After the triumph of La Dolce Vita came one of the boldest and most successful gambits that any director ever attempted, 8 ½, a thinly veiled piece of autobiography and fantasy: a movie about a director who’s having trouble finishing his next movie. Viewed immediately after Fellini’s previous work, 8 ½ feels even more sui generis, full of winking flights of fancy, characters popping into the frame from every angle, an intoxicating brew of self-glorification and self-deprecation. In the end, we are given an image of the director as a benevolent dictator, who also happens to be a kinda-sorta repentant philanderer. Fellini carried the same energy into his first color film, Juliet of the Spirits (1965), which forms a diptych with 8 ½ and, once again, turns its gaze to Masina, who stayed with Fellini for fifty years, until his death in 1993. A third movie that at least partly fits into this phantasmagorical genre-unto-itself is City of Women (1980), which, like La Dolce Vita and 8 ½, stars Marcello Mastroianni as a Felliniesque figure.
As the 1960s gave way to the 70s, Fellini did some work for television, turning out unusual hybrid works that generally fit the description of mockumentary. (In fact, it’s been argued that this particular often-imitated genre is a Fellini invention.) These are also autobiographical, or at the very least personal, while at the same time poking fun at any kind of genuine self-analysis. Fellini: A Director’s Notebook (1969) is a simple, hour-long look at the upcoming Satyricon and the director’s creative process, while I Clowns (1970) is the most in-depth examination of Fellini’s love for the circus and other disreputable forms of show business. A transitional work followed: the 1972 theatrical release Roma, which is in part a movie about Fellini trying to direct a movie about Rome, and which also incorporates flashbacks about the filmmaker’s childhood, a subject that would be a focus of later films from Amarcord (1973) to Intervista (1987). The latter is also a layered mockumentary of sorts, with some scenes taking place in a movie-within-the-movie-within-the-movie. Another film structured by fake interviews is the multifaceted allegory Orchestra Rehearsal (1978).
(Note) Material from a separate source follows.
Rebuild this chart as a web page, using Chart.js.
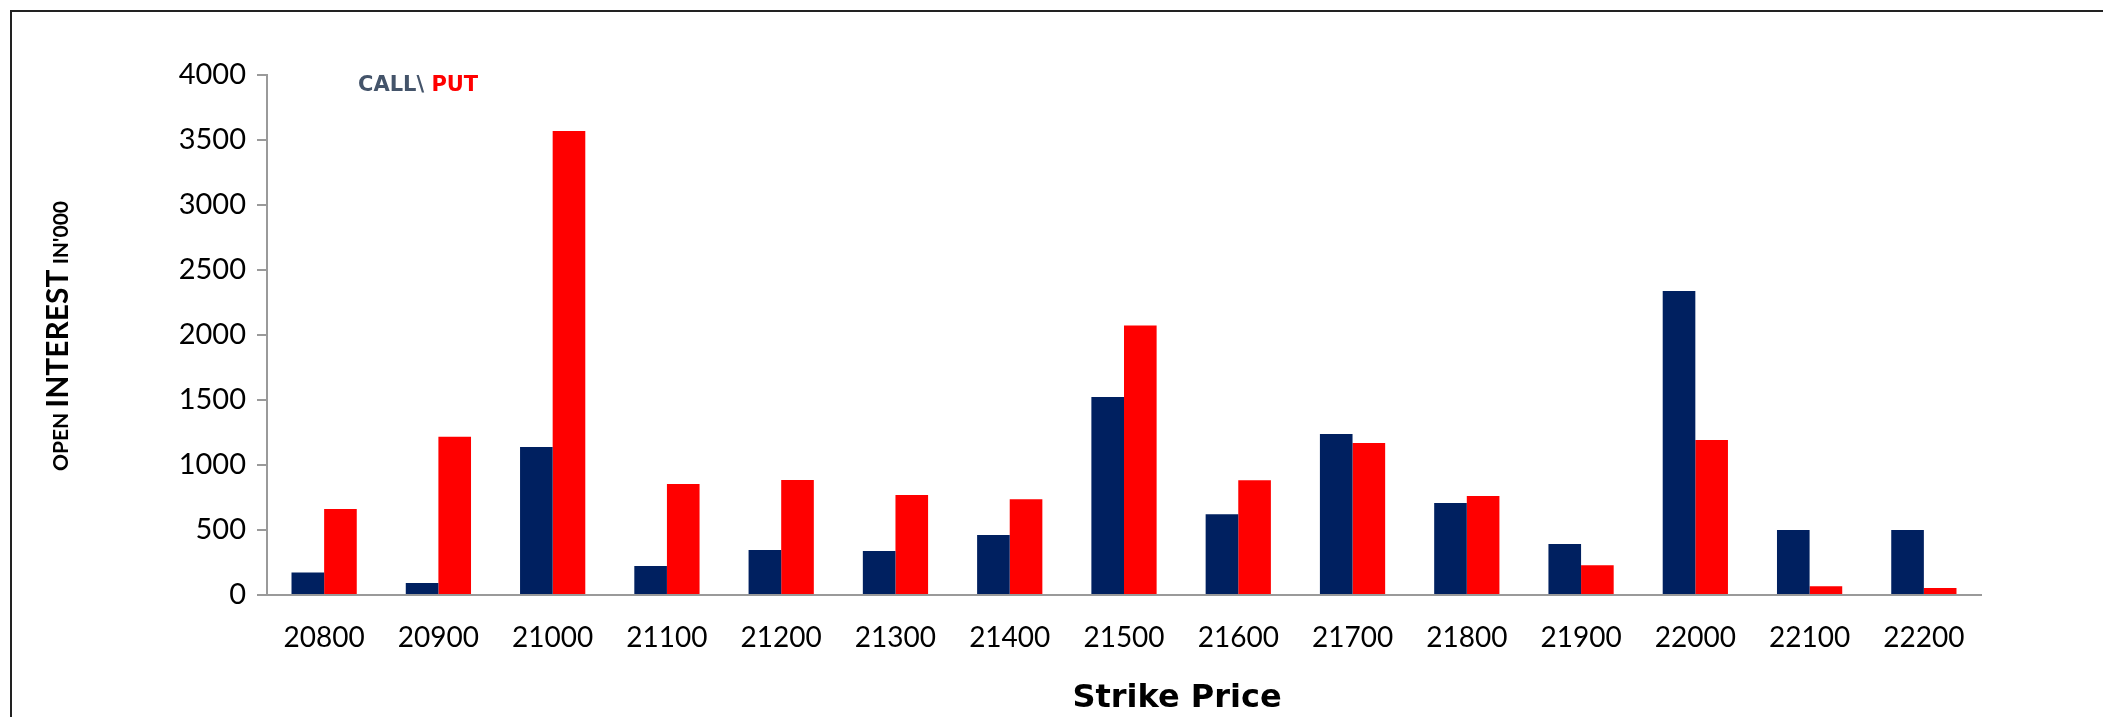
<!DOCTYPE html>
<html>
<head>
<meta charset="utf-8">
<script src="https://cdn.jsdelivr.net/npm/chart.js@4"></script>
<style>
  html, body { margin: 0; padding: 0; background: #fff; }
  #wrap { width: 2103px; height: 717px; }
</style>
</head>
<body>
<div id="wrap"><canvas id="oiChart" width="2103" height="717"></canvas></div>
<script>
const strikes = ['20800', '20900', '21000', '21100', '21200', '21300', '21400', '21500',
  '21600', '21700', '21800', '21900', '22000', '22100', '22200'];
const callOI = [174, 92, 1138, 223, 346, 338, 462, 1523, 621, 1238, 708, 392, 2338, 500, 500];
const putOI = [662, 1218, 3569, 854, 885, 769, 736, 2074, 882, 1169, 762, 228, 1192, 67, 54];
const yTicks = [0, 500, 1000, 1500, 2000, 2500, 3000, 3500, 4000];

// frame, legend text and axis titles drawn by hand
const decorations = {
  id: 'decorations',
  beforeDraw(chart) {
    const ctx = chart.ctx;
    ctx.save();
    ctx.strokeStyle = '#222';
    ctx.lineWidth = 2;
    ctx.beginPath();
    ctx.moveTo(11, 717);
    ctx.lineTo(11, 11);
    ctx.lineTo(2103, 11);
    ctx.stroke();
    ctx.restore();
  },
  afterDraw(chart) {
    const ctx = chart.ctx;
    ctx.save();

    // "CALL\ PUT"
    ctx.textBaseline = 'alphabetic';
    ctx.font = 'bold 21px "DejaVu Sans"';
    ctx.fillStyle = '#44546A';
    ctx.fillText('CALL\\ ', 358, 91);
    const w = ctx.measureText('CALL\\ ').width;
    ctx.fillStyle = '#FF0000';
    ctx.fillText('PUT', 358 + w, 91);

    // x title
    ctx.font = 'bold 32px "DejaVu Sans"';
    ctx.fillStyle = '#000';
    ctx.textAlign = 'center';
    ctx.textBaseline = 'middle';
    ctx.fillText('Strike Price', 1177, 699);

    // y title, mixed sizes
    ctx.textAlign = 'left';
    ctx.textBaseline = 'alphabetic';
    const parts = [['OPEN ', 'bold 21px Lato'], ['INTEREST', 'bold 30px Lato'], [" IN'000", 'bold 21px Lato']];
    let total = 0;
    parts.forEach(p => { ctx.font = p[1]; total += ctx.measureText(p[0]).width; });
    ctx.translate(68, 336);
    ctx.rotate(-Math.PI / 2);
    let x = -total / 2;
    parts.forEach(p => {
      ctx.font = p[1];
      ctx.fillText(p[0], x, 0);
      x += ctx.measureText(p[0]).width;
    });
    ctx.restore();
  }
};

new Chart(document.getElementById('oiChart'), {
  type: 'bar',
  data: {
    labels: strikes,
    datasets: [
      { label: 'CALL', data: callOI, backgroundColor: '#002060' },
      { label: 'PUT', data: putOI, backgroundColor: '#FF0000' }
    ]
  },
  options: {
    responsive: false,
    animation: false,
    layout: { padding: { top: 75, right: 122, left: 0, bottom: 0 } },
    datasets: { bar: { categoryPercentage: 0.571, barPercentage: 1.0 } },
    plugins: {
      legend: { display: false },
      tooltip: { enabled: false }
    },
    scales: {
      x: {
        grid: { display: false },
        border: { display: true, color: '#9a9a9a', width: 2 },
        ticks: { color: '#000', font: { family: 'Lato', size: 28 }, padding: 18, maxRotation: 0 },
        afterFit(scale) { scale.height = 122; }
      },
      y: {
        min: 0,
        max: 4000,
        afterBuildTicks(scale) { scale.ticks = yTicks.map(v => ({ value: v })); },
        grid: { drawOnChartArea: false, drawTicks: true, tickLength: 10, color: '#9a9a9a', lineWidth: 2 },
        border: { display: true, color: '#9a9a9a', width: 2 },
        ticks: {
          color: '#000',
          font: { family: 'Lato', size: 29 },
          padding: 11,
          callback: v => String(v)
        },
        afterFit(scale) { scale.width = 267; }
      }
    }
  },
  plugins: [decorations]
});
</script>
</body>
</html>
With that, we have the five kinds of Fellini movie: (1) Neorealism, (2) Essays on Decadence, (3) Phantasmagoria, (4) Mockumentary, (5) Nostalgic Autobiography. This leaves three of his last movies unaccounted for. We can describe a sixth category for Ginger and Fred (1986) and The Voice of the Moon (1990), movies by an aging filmmaker exploring contemporary Italian culture. These arguably fit in Category #2, but they are more tender and accepting. Dave Kehr wrote of Ginger and Fred in the Chicago Reader that Fellini was attacking Italian television in the mid-80s for “borrowing and debasing his own flair for the grotesque and excessive,” but I didn’t find the film to be all that curmudgeonly. Instead, the television program at the film’s center demonstrates the same frenetic desire to please that can be seen in the director’s first film, Variety Lights (1951). Finally, the one movie that doesn’t quite fit into any category is And the Ship Sails On (1983). This is another piece of nostalgia, but it takes place in 1914, before Fellini was born. There are affinities with Amarcord and the showbiz comedy-dramas, and even with Juliet of the Spirits (a séance scene). There is also political commentary that comes through more forcefully than in the movies where the director was perhaps a bit distracted by his own memory. More than anything else, there is nostalgia for the artifice of cinema itself, with an entire Mediterranean voyage actually being filmed within the microcosm of Cinecittà Studios.
That sums up Fellini, for me. It’s all a big show, gloriously fake but no less personal for being so. His films rarely rise to the level of genuine satire. The shadows of Fascism and the Catholic Church are often little more than sources of outlandish pageantry. The “ecclesiastical fashion show” in Roma is not the kind of cutting rebuke one might find in a Buñuel film; it’s just another amusement. Mussolini’s goons in Amarcord may be bullies, but they also have a flair for spectacle. Although these figures were childhood boogeymen for the director, he grew out of fearing them. The open-endedness of these portrayals can be frustrating, as can Fellini’s tendency to turn inward, but at his best, he shows immense gratitude for the art form he loves. The glimpses into his childhood are always forthright and good-humored about cinema’s role in his sexual awakening, and the ending of 8 ½, despite being baldly egotistical (every person in the director’s life is just a character in his story), is an irresistible image of inspiration and reconciliation. And the later films, while less exciting than the masterworks, have their own wistful charm. The final moments of his final film, The Voice of the Moon, are especially poignant, a plea for quiet and understanding from a filmmaker who was finally finished with documenting all the noise in the world.